Periodic Reporting for period 4 - CALC (Computer-Assisted Language Comparison: Reconciling Computational and Classical Approaches in Historical Linguistics)
Reporting period: 2021-10-01 to 2022-03-31
The importance of our project is three-fold. First, by enhancing the ways in which languages can be compared, we contribute actively in shedding light on the history of the world’s languages, which indirectly also sheds light on human history in general. Second, since there are tight connections between languages and cultures, our project contributes actively to any attempts to understand and explain linguistic and cultural diversity on earth. Third, since languages also reflect human cognition, the methods we produce offer a new perspective on human perception and cognition through the lens of the numerous highly diverse human languages spoken at the moment.
Our specific approach to bring a computer-assisted framework of historical language comparison to life consists in produce data that is human- and machine-readable at the same time. We use specific interfaces that allow humans to access and correct the data produced by our software, while at the same time making sure that any human correction adheres to our standards. This basic principle is addressed in our project in multiple ways. We produce new algorithms to automatically compare the languages of the world, as well as interfaces and interactive applications that present linguistic data in a visually appealing way, helping humans to detect patterns. Last, but not least, we actively standardize lexical data of the languages in the world and contribute to the big task of preserving the heritage of more than 7000 languages currently spoken on earth.
Apart from the scientific output of the project, which is also reflected in talks given at scientific events, we also managed to share our findings to a larger public, as reflected in the numerous interviews given by the principal investigator, the press releases, and also the regular blog posts written by the members of the groups, in which scientific results were discussed for a broader public, and software was explained for interested scientists.
As one of its major contributions, the project led to a first proposal regarding the age and the dispersal of the Sino-Tibetan languages, dating the age of the family to around 7200 years before present, and proposing North China as the original location. These findings may be revised in the future, but as of now, they seem to be best supported by the current state of the art, as reflected in a newly established dataset of 50 Sino-Tibetan language varieties, and the use of state-of-the-art software for annotation and analysis.
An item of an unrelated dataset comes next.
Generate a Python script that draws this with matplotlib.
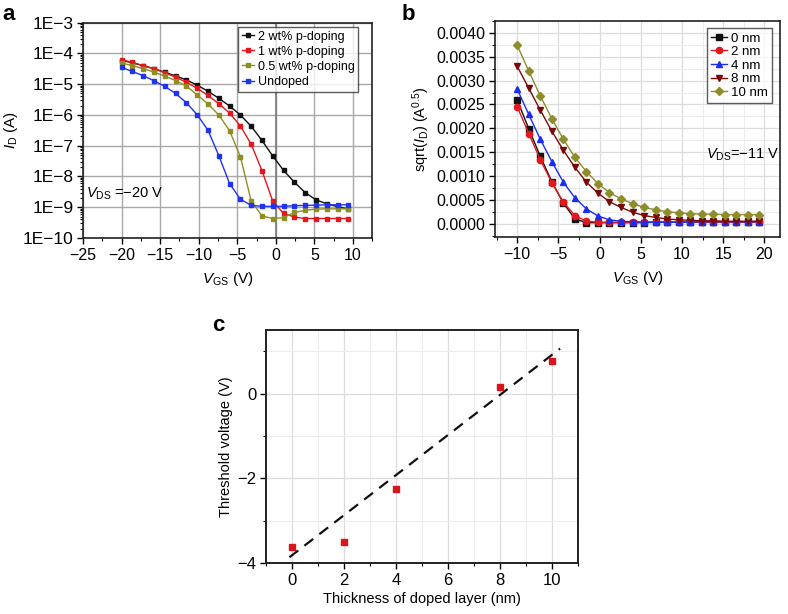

In addition, we have achieved all major goals, as outlined in our project up to this time, by proposing new methods for the unification of data in our field, in new algorithms to handle difficult and novel tasks that could so far not be consistently computed, and in the initial planning of future tasks that will be handled during the second part of the project. The work on tools and interfaces has successfully resulted in the publication of a first proto-type that has already been used in order to handle the data underlying our major study on the age and dispersal of Sino-Tibetan languages. With respect to our work on the creation and dissemination of linguistic data, we have presented a large collection of high-quality datasets for a large number of the world’s languages.